As things progress towards the exhibit being launched, a Sudanese refugee named Sebastian (Andrew Luri) reaches out to Daniel. Initially Sebastian ask Daniel to come to photograph his singing group of fellow refugees, but then the recent immigrant asks a favour of the journalist. Daniel had taken world-famous images of a massacre of Sebastian’s village and the African asked for the photos to not be part of the exhibit. The two men build a friendship and Fisher is willing to consider his friend's request. Then a secret from the past changes everything in the lives of the two men and their families.

Short-take: Director Ben Lawrence manages to expose the multi-layered aspects of every image we see in our newsfeed while addressing the ever-present refugee issue around the world. Using the friendship of these two men and the shared experiences they had in Africa, he can unpack each character’s story while showing the interconnectivity they all shared. The screenplay addresses the issues of post-traumatic stress (PTSD), grief, loss and the corrosive nature of keeping secrets.

Hugo Weaving and Hayley McElhinney provide the seasoned professionalism and depth to anchor this story. While first-time actor Andrew Luri holds his own opposite the veteran cast and provides the heart of Lawrence’s refugee tale. There is a rawness to the writing, visuals and acting that gives this a docu-drama feel, but it still captures the dramatic passion of each family’s trials and triumphs. It does contain mature content of wartime violence, nudity and language that makes this best suited for mature audiences.

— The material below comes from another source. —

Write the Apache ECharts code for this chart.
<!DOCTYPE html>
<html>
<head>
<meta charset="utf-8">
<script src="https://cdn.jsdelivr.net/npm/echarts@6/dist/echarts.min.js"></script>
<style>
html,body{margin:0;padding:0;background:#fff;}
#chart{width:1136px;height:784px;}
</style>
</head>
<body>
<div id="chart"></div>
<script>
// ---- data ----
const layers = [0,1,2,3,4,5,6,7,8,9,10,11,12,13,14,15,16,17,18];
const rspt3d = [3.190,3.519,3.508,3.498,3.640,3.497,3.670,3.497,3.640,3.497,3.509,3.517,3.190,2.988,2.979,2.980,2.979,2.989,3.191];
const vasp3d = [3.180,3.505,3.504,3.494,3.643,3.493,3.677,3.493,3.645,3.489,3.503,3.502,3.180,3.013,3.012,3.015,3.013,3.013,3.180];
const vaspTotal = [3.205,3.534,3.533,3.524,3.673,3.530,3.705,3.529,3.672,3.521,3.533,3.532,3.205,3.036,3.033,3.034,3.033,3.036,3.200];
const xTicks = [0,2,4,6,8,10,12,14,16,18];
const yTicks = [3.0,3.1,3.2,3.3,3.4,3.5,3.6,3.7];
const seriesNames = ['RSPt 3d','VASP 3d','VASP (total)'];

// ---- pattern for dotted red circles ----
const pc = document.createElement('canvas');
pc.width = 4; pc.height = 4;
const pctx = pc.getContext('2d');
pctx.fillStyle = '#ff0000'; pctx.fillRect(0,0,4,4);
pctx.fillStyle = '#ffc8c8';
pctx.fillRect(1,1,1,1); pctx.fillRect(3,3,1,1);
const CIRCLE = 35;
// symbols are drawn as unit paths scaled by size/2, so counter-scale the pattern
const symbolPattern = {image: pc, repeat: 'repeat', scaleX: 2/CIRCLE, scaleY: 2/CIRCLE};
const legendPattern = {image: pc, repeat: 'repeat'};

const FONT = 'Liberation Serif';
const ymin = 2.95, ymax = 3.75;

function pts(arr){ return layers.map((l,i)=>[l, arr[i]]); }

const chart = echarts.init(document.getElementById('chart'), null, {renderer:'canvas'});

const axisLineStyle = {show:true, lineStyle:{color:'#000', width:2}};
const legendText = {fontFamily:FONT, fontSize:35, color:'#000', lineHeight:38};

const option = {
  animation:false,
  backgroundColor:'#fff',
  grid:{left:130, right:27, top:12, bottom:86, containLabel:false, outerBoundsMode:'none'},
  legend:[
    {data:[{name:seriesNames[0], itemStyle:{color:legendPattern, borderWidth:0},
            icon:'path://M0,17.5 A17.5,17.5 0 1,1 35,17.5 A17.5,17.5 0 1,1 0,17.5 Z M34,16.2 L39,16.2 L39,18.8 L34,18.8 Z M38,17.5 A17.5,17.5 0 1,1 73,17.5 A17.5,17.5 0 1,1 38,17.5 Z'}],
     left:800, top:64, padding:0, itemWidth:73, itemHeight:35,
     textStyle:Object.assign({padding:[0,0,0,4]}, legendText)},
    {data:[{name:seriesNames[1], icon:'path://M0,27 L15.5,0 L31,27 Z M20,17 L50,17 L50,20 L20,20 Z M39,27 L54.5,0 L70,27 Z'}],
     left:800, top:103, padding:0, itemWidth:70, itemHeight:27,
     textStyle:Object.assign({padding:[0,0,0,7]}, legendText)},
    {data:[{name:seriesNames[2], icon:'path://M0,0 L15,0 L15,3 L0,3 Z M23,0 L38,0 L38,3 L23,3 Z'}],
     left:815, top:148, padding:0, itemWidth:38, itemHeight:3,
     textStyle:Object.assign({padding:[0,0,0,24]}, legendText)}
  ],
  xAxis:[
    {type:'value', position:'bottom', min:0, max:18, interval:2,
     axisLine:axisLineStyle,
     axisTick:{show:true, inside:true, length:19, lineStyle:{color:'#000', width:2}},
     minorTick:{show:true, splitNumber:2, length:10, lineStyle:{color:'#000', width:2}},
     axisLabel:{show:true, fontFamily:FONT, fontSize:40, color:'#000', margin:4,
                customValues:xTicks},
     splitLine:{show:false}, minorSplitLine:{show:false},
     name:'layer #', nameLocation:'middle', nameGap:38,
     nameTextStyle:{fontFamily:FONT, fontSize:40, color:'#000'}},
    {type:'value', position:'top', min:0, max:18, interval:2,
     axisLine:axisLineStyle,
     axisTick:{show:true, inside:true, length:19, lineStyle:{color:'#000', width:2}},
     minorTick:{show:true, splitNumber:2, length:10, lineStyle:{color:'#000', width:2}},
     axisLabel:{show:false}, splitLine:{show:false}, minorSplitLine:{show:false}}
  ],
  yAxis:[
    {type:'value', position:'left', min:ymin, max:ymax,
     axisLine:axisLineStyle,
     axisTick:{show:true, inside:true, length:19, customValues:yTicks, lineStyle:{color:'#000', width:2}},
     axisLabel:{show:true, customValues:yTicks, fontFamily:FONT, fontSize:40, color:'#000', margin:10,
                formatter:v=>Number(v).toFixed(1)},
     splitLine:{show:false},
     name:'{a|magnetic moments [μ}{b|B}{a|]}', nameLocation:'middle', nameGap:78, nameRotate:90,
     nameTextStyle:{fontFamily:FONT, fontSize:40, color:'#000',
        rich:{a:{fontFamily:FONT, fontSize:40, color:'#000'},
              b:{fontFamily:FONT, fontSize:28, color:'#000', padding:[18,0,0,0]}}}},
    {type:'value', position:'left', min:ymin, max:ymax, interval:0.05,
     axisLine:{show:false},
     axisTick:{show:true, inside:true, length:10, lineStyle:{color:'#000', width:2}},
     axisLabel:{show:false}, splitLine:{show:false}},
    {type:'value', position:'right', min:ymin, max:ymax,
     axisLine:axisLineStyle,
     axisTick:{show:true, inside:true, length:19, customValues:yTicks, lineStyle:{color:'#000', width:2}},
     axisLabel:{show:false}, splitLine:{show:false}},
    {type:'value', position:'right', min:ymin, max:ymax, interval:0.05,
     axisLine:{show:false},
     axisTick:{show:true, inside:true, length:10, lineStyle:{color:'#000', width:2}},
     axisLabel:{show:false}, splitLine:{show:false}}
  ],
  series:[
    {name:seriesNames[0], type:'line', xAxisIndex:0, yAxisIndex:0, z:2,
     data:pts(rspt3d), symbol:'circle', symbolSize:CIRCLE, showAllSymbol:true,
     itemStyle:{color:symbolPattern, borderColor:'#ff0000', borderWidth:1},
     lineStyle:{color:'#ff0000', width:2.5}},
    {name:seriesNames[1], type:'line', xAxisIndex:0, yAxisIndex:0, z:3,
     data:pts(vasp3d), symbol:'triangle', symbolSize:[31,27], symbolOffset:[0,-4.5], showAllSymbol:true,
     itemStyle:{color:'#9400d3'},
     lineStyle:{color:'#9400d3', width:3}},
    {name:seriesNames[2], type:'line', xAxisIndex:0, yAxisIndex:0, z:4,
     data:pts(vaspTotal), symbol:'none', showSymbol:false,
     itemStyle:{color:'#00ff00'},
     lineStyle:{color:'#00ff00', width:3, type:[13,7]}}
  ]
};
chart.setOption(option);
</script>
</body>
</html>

Reel Dialogue: What secrets do you hold onto unnecessarily?

Hidden underneath the messages of the modern-day refugee situation and the horrors of war, there is a fascinating consideration of secrets. Keeping someone’s confidence is critical in the maintaining of relationships, but what if those little tidbits of information are detrimental to others? It is a conundrum that has tested the strength of human connections throughout the ages.

The physician Luke writes about this from one of Jesus’ teachings, ‘Nothing is covered up that will not be revealed, or hidden that will not be known.’ While the Apostle Paul wrote, ‘Therefore, having put away falsehood, let each one of you speak the truth with his neighbour, for we are members one of another.’

The issue of secrets does move into grey areas at times and does need discernment on the importance of keeping someone’s confidence. Yet, the message is given through this film. The words of most wise teachers point to the value of transparency and truth. Two solutions that truly build more robust relationships than any secret.